Our main problem with bootc is the immutability of the filesystem. Can somebody please help me understand whether the immutable filesystem is a fundamental building block, a key piece of technology that enables bootable containers, or whether it is an unrelated feature? If it is technologically possible, our team would love to see officially supported mutable bootc base images. Currently, we are going forward with a hack to make the root filesystem transient.
One of the issues that probably stems out of the immutable filesystem is the necessity to change the default location of the RPM database. This hack is baked into the bootc base images and we needed to revert it because it causes Mock to fail under some specific circumstances. This unfortunately cost us many many hours of debugging.

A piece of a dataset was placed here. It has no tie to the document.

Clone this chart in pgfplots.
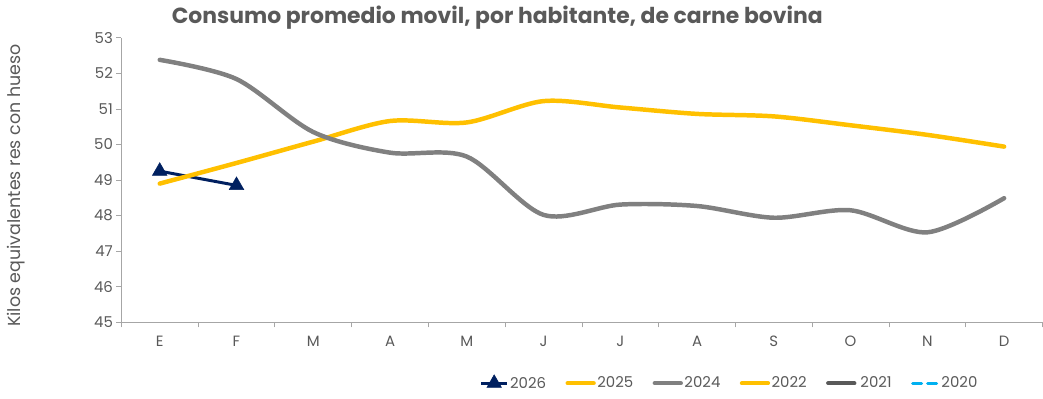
\documentclass[border=0pt]{standalone}
\usepackage{pgfplots}
\pgfplotsset{compat=1.18}
\usepackage{fontspec}
\setmainfont{Poppins}
\definecolor{navy}{HTML}{002060}
\definecolor{gold}{HTML}{FFC000}
\definecolor{midgray}{HTML}{808080}
\definecolor{darkslate}{HTML}{595959}
\definecolor{skyblue}{HTML}{00B0F0}
\definecolor{txtgray}{HTML}{595959}
\definecolor{axgray}{HTML}{A6A6A6}

\begin{document}
\begin{tikzpicture}
\begin{axis}[
    at={(0pt,0pt)}, anchor=south west,
    scale only axis,
    width=926pt, height=286pt,
    xmin=-0.5, xmax=11.5,
    ymin=45, ymax=53,
    ytick={45,...,53},
    xtick={0,...,11},
    xticklabels={E,F,M,A,M,J,J,A,S,O,N,D},
    minor xtick={-0.5,0.5,...,11.5},
    major x tick style={draw=none},
    minor tick length=5pt,
    major tick length=5pt,
    tick align=outside,
    axis x line*=bottom,
    axis y line*=left,
    axis line style={axgray, line width=1pt},
    tick style={axgray, line width=0.8pt},
    every tick label/.style={font=\fontsize{15}{17}\selectfont, text=txtgray},
    /pgf/number format/assume math mode=true,
    xticklabel style={yshift=-5pt},
    ylabel={Kilos equivalentes res con hueso},
    ylabel style={at={(axis description cs:-0.114,0.48)}, anchor=center,
      font=\fontsize{17.5}{20}\selectfont, text=txtgray},
    legend style={at={(axis description cs:0.66,-0.213)}, anchor=center,
      draw=none, fill=none, font=\fontsize{15}{17}\selectfont, text=txtgray,
      legend columns=6, inner sep=0pt,
      nodes={inner sep=1.5pt},
      /tikz/every even column/.append style={column sep=18pt}},
    legend cell align=left,
    legend image code/.code={\draw[mark repeat=2,mark phase=2,#1]
      plot coordinates {(0pt,0pt) (13pt,0pt) (26pt,0pt)};},
    clip=false,
]
% 2026
\addplot[navy, line width=3pt, mark=triangle*, mark size=8.5pt,
  mark options={solid, line width=0.5pt}] coordinates {
  (0,49.25) (1,48.85)
};
\addlegendentry{2026}
% 2025
\addplot[gold, line width=4.5pt, smooth, tension=0.5, line cap=round] coordinates {
  (0,48.9) (1,49.48) (2,50.08) (3,50.66) (4,50.62) (5,51.22)
  (6,51.04) (7,50.86) (8,50.79) (9,50.54) (10,50.27) (11,49.94)
};
\addlegendentry{2025}
% 2024
\addplot[midgray, line width=4.5pt, smooth, tension=0.5, line cap=round] coordinates {
  (0,52.38) (1,51.84) (2,50.35) (3,49.77) (4,49.66) (5,48.02)
  (6,48.31) (7,48.27) (8,47.94) (9,48.15) (10,47.53) (11,48.49)
};
\addlegendentry{2024}
\addlegendimage{gold, line width=4.5pt, line cap=round}
\addlegendentry{2022}
\addlegendimage{darkslate, line width=4.5pt, line cap=round}
\addlegendentry{\,2021}
\addlegendimage{skyblue, line width=3pt, dash pattern=on 9pt off 6pt, line cap=round}
\addlegendentry{2020}
\node[font=\fontsize{22}{25}\selectfont\bfseries, text=txtgray]
  at (rel axis cs:0.408,1) [yshift=20pt] {Consumo promedio movil, por habitante, de carne bovina};
\end{axis}
\path[use as bounding box] (-122pt,-77pt) rectangle (921pt,324pt);
\end{tikzpicture}
\end{document}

The process of building system images is quite storage intensive in
/var/lib/containers
and /run
. To avoid running out of disk space on our
virtual machines, we had to
turn our swap partition into a data volume and mount the
problematic directories there. Not sure if there is something that
image-builder
can do to make this a less of problem.
We build the system images natively on VMs of the same architecture that they are targeted for, but then we fetch all of them to an x86_64 machine and upload the images to the respective clouds from there. We discovered a bug in cross-arch upload to AWS, which was promptly confirmed and fixed by the image-builder team. Big customer satisfaction right here.
We also struggled with setting up AWS permissions for the image-builder upload
command to work correctly. We tried running it, fixing the insufficient
permissions it complained about, running it again, and again, and so on. I
don’t recommend this approach. It turns out there is a
documentation page with instructions.
I hope this chapter doesn’t come across as too discouraging. In fact, we found workarounds for all of our problems, and we are now happily using this in production. So you can probably too.